TEMPO.CO, Pamekasan - Nenek Satriyah bergeming dalam gubuknya, atau lebih tepatnya sebuah dapur dalam bentuk bangunan tradisional di Dusun Batu Putih, Desa Larangan Dalam, Kecamatan Larangan, Kabupaten Pamekasan, Jawa Timur. Ajakan dan rayuan dari Arsiya, keponakannya, bolak-balik ditepisnya.
"Biarkan saya di sini. Saya tidak mau merepotkan orang lain,” katanya seperti didengar Tempo. Satu saja permintaan dari Satriyah, 95 tahun, yang kini lumpuh dan juga rabun itu: “Kalau mati, saya minta dikubur, jangan dibuang.”
Satriyah sebenarnya adalah satu di antara 15 orang bersaudara. Karena tidak berkeluarga, dia hanya tinggal sendiri. Hanya Arsiyah, keponakannya, yang rajin menjenguknya. "Saya sudah minta bibi tinggal sama saya, tapi dia tidak mau," kata perempuan 45 tahun itu.
Arsiyah pantas iba karena bibinya itu sehari-hari tinggal beralas tanah. Dinding bambu juga sudah keropos. Atap gentingnya malah sudah banyak yang hilang.
Di kelilingi ratusan tanaman pohon cabai, tak ada perabotan apa pun di dalam rumah Satriyah. Hanya sebuah ranjang dari bambu lengkap dengan kasur busa dan sebuah bantal. Di samping kanan ranjang, ada dua tungku dan setumpuk kayu bakar. Jaring laba-laba memenuhi setiap sudut ruangan dan langit kamar.
Empat tahun lalu, kata Arsiyah, bibinya itu masih bisa masak sendiri.
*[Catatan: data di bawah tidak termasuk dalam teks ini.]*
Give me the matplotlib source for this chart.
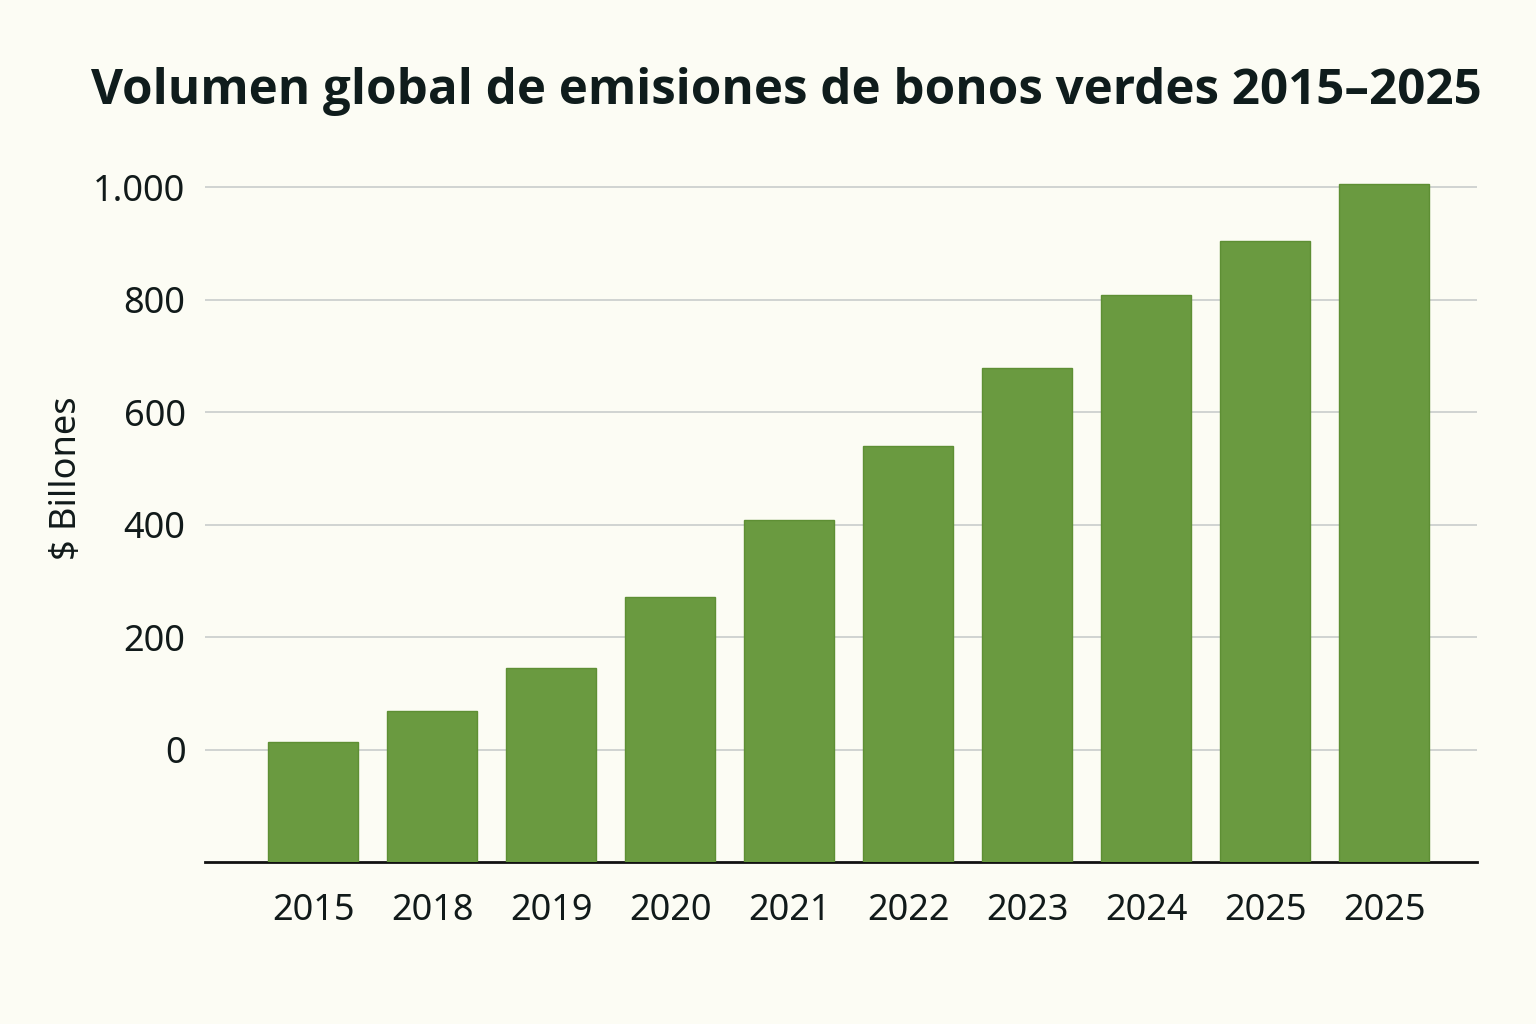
import matplotlib.pyplot as plt
from matplotlib.ticker import FuncFormatter

# data
years = ['2015', '2018', '2019', '2020', '2021', '2022', '2023', '2024', '2025', '2025']
volumes = [14, 68, 145, 271, 408, 540, 679, 809, 905, 1006]
y_ticks = [0, 200, 400, 600, 800, 1000]

bg = '#fcfcf4'
green = '#6a9a40'

plt.rcParams['font.family'] = ['Noto Sans', 'DejaVu Sans']

fig = plt.figure(figsize=(15.36, 10.24), dpi=100, facecolor=bg)
ax = fig.add_axes([205 / 1536, 1 - 862 / 1024, 1272 / 1536, (862 - 176) / 1024])
ax.set_facecolor(bg)

base = -200
x = list(range(len(years)))
ax.bar(x, [v - base for v in volumes], bottom=base, width=0.76,
       color=green, edgecolor='#5e8f34', linewidth=1, zorder=3)

ax.set_ylim(base, 1020)
ax.set_xlim(-0.91, 9.78)
ax.set_yticks(y_ticks)
ax.yaxis.set_major_formatter(FuncFormatter(lambda v, p: f'{int(v):,}'.replace(',', '.')))
ax.grid(axis='y', color='#c9cccc', linewidth=1.2, zorder=0)

ax.set_xticks(x)
ax.set_xticklabels(years)
ax.tick_params(axis='both', length=0, labelsize=26, colors='#111a1a')
ax.tick_params(axis='x', pad=22)
ax.tick_params(axis='y', pad=14)

for side in ['top', 'right', 'left']:
    ax.spines[side].set_visible(False)
ax.spines['bottom'].set_color('#111111')
ax.spines['bottom'].set_linewidth(2)

ax.set_ylabel('$ Billones', fontsize=26, color='#111a1a')
ax.yaxis.set_label_coords(-0.094, 0.56)

fig.text(786 / 1536, 1 - 92 / 1024, 'Volumen global de emisiones de bonos verdes 2015–2025',
         ha='center', va='center', fontsize=35.5, fontweight='bold', color='#0f1c1c',
         family=['Open Sans', 'DejaVu Sans'])

fig.savefig('out.png', dpi=100, facecolor=bg)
Namun setelah itu penglihatannya mulai rabun, ditambah lagi Satriyah pernah terjatuh dalam rumahnya yang mengakibatkan kakinya lumpuh. “Biarkan saja saya di sini, ini rumah saya,” katanya lagi-lagi.
Pendiriannya itu juga tak berubah setelah penderitaannya itu ramai diberitakan di media. Gubuknya itu juga belakangan sering dikunjungi tamu, mulai dari tetangga, perangkat pemerintah desa, camat, hingga pejabat dari Jakarta. "Ada yang datang cuma foto-foto, lantas pergi lagi,” kat Arsiyah.